In March it launched the test phase of its fractional aircraft program, Flying Cards. “Our main aim is to consolidate and build in France. We have capacity for 20 aircraft, which we will position at our various sites. We really want to concentrate on this and attract airplanes for management, particularly the larger, transatlantic business jets to boost Flying Cards at Le Bourget,” van Milders said.
The company is close to releasing details of three packages of a minimum 25 hours in the Excel and Bravo. This means major investments in buildings and real estate, which are partly self-financed. He added that–with regard to France–the company has no plans to invest, purchase facilities or base aircraft outside Le Bourget and Cannes for two years. However, he did add, “But if a customer wants an airplane based elsewhere we will consider it.”
Leveling the Playing Field in Europe
According to van Milders, “Business aviation is growing. Paris is our biggest growth market and there is a lot of scope for expansion. For example, business jets will not only go to the main cities but also to regional airports. But the most important message we want to give [is that the company offers] good service at a reasonable price.”
Flying Group’s expansion is not taking the FBO company in the same direction as Jet Aviation or TAG Aviation. Van Milders believes Jet Aviation offers completely different services. “They do maintenance and aircraft completion, but we have no plans [to take on] this activity. We are not in competition with them for customers.”
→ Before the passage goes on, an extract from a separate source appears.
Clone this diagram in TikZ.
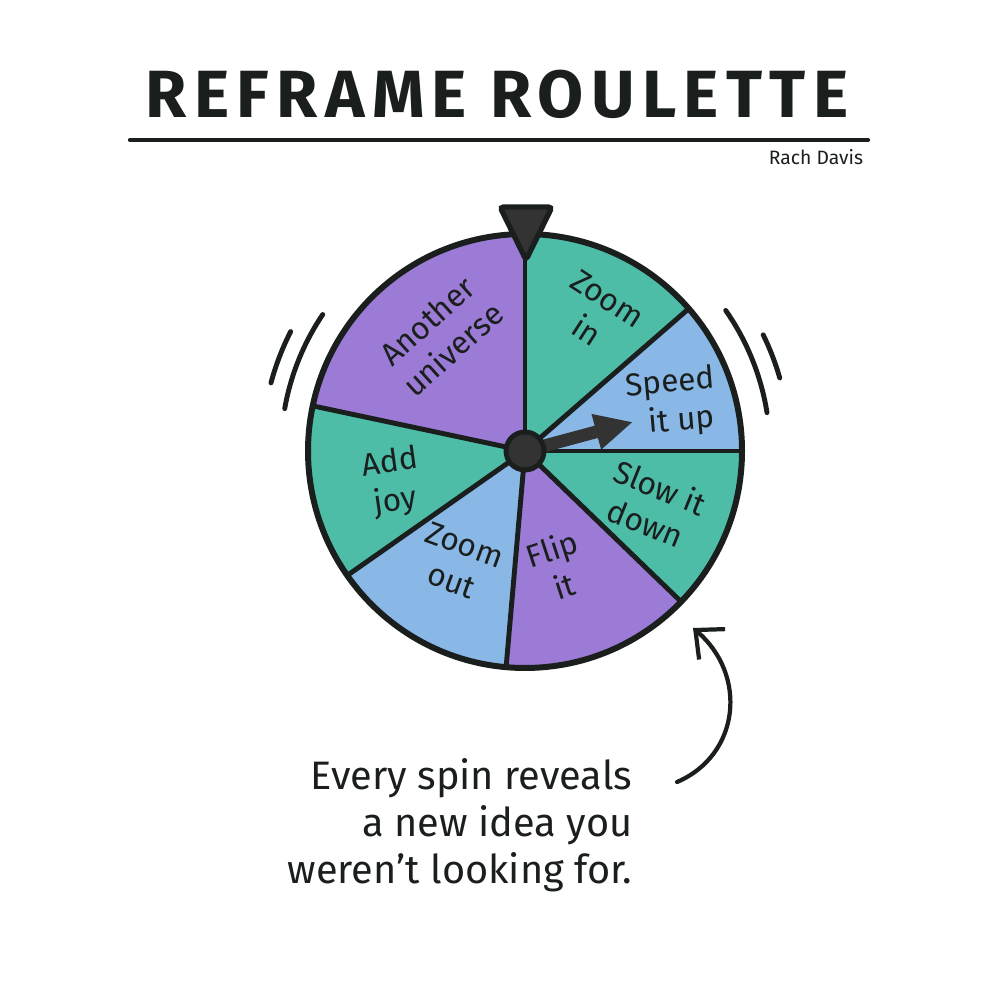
\documentclass[tikz,border=0pt]{standalone}
\usepackage{fontspec}
\setmainfont{Fira Sans}
\usepackage{xcolor}
\usepackage{tikz}
\usetikzlibrary{arrows.meta,positioning}
\definecolor{wpurple}{HTML}{9B7BD6}
\definecolor{wteal}{HTML}{4DBDA8}
\definecolor{wblue}{HTML}{89B8E7}
\definecolor{ink}{HTML}{1A1F1E}
\definecolor{hubgray}{HTML}{333333}

\begin{document}
\begin{tikzpicture}[
  heading/.style={font=\fontsize{19}{22}\selectfont\bfseries\addfontfeature{LetterSpace=11},
                  text=ink,inner sep=0pt},
  byline/.style={font=\fontsize{5.5}{6}\selectfont,text=ink,inner sep=0pt},
  seglab/.style={font=\fontsize{9}{11}\selectfont,text=ink,align=center,inner sep=0pt},
  remark/.style={font=\fontsize{11.3}{13.4}\selectfont,text=ink,align=right,inner sep=0pt},
  spoke/.style={line width=1.4pt,ink},
  rim/.style={line width=1.7pt,ink},
  motion/.style={line width=1.4pt,ink,line cap=round},
  hubdot/.style={circle,fill=hubgray,draw=ink,line width=1.4pt,minimum size=3.8mm,inner sep=0pt}]
\fill[white] (0,0) rectangle (10,10);
\useasboundingbox (0,0) rectangle (10,10);
\node[heading,anchor=base] (title) at (4.97,8.82) {REFRAME ROULETTE};
\coordinate (ruleL) at (1.30,8.60);
\coordinate (ruleR) at (8.68,8.60);
\draw[line width=1.2pt,ink,line cap=round] (ruleL) -- (ruleR);
\node[byline,anchor=base] (author) at (8.16,8.35) {Rach Davis};
\coordinate (wc) at (5.25,5.49);
\foreach \a/\b/\c in {90/168/wpurple,41/90/wteal,0/41/wblue,-44/0/wteal,
                      -95/-44/wpurple,-145/-95/wblue,168/215/wteal}
  \fill[\c] (wc) -- ++(\a:2.17) arc[start angle=\a,end angle=\b,radius=2.17] -- cycle;
\foreach \a in {90,41,0,-44,-95,-145,168}
  \draw[spoke] (wc) -- ++(\a:2.17);
\draw[rim] (wc) circle[radius=2.17];
\node[seglab,rotate=42]  (univ)  at (4.40,6.65) {Another\\universe};
\node[seglab,rotate=-33] (zin)   at (5.97,6.85) {Zoom\\in};
\node[seglab,rotate=5]   (speed) at (6.72,5.97) {Speed\\\ \ it up};
\node[seglab,rotate=-22] (slow)  at (6.53,4.95) {Slow it\\down};
\node[seglab,rotate=18]  (flip)  at (5.58,4.33) {Flip\\it};
\node[seglab,rotate=-20] (zout)  at (4.58,4.37) {Zoom\\out};
\node[seglab,rotate=8]   (joy)   at (3.93,5.17) {Add\\joy};
\coordinate (needletip) at (6.33,5.78);
\draw[line width=3.6pt,hubgray,-{Triangle[length=3.8mm,width=3.4mm]}] (wc) -- (needletip);
\node[hubdot] (hub) at (wc) {};
\draw[fill=hubgray,draw=ink,line width=1.5pt,rounded corners=1pt]
  (5.00,7.93) -- (5.52,7.93) -- (5.26,7.40) -- cycle;
\draw[motion] (wc) ++(146:2.44) arc[start angle=146,end angle=170,radius=2.44];
\draw[motion] (wc) ++(153:2.63) arc[start angle=153,end angle=165,radius=2.63];
\draw[motion] (wc) ++(9:2.45) arc[start angle=9,end angle=35,radius=2.45];
\draw[motion] (wc) ++(16:2.65) arc[start angle=16,end angle=26,radius=2.65];
\node[remark,anchor=north east] (note) at (6.33,2.42)
  {Every spin reveals\\a new idea you\\weren't looking for.};
\coordinate (tail) at (6.77,2.18);
\coordinate (aim) at (6.93,3.72);
\draw[line width=1.2pt,ink,line cap=round,-{Straight Barb[length=2.2mm,width=4mm]}]
  (tail) .. controls (7.40,2.45) and (7.48,3.25) .. (aim);
\end{tikzpicture}
\end{document}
He added, “The most important reason for our expansion in France is the country’s expansion of business aviation. The biggest part of the funding for our expansion is in buildings, which we have obtained through lease financing. We might consider a partnership for new FBO handling activity, but there is no commitment for this yet. If we decide on this option it will add value to our operation, but there is no question of us losing control of the operation, so any partnership would be
in the FBO and/or ground services, not in [aircraft] management.”
In the row over proposed changes to the way fractional ownership is regulated in Europe, Van Milders said he supports NetJets’ demands for a new category of operations similar to Part 91K fractional ownership rules in the U.S. to allow fractional operations under private, rather than commercial rules, as is currently required.
“Security must be guaranteed but we definitely agree it should not be under JAR-OPS 1 commercial operation.” He expects that it will take some time for a European version to come to fruition, as traditionally there is a few years’ delay between rulemaking in the U.S. and in Europe.
Of particular interest to operators is the U.S.’s refusal to allow European operators more than six transatlantic trips a year while there are no restrictions on U.S. operators in Europe. “This has created an imbalance between the U.S. and Europe as the U.S. protects its market, and European companies should have the same rights in the U.S. as the Americans do in Europe.”
Some European operators believe that the future of executive charter in Europe lies in large fleets and groupings of operators, such as Jet Aviation’s charter operators’ alliance. However, Van Milders disagrees. “The most important aspect of our business is the personal relationship between client and operator. Some operations will work together, but I am convinced that business will not be driven by alliances because they are too impersonal.”
Business aviation, he said, will grow in Europe through increasing orders for business jets, which are now “about the same in Europe as in the U.S., meaning a big increase for Europe’s business aviation sector. I am sure new companies will come onto the market and that fractional operations will develop. The market is not interested in fractional aircraft with old business jets.”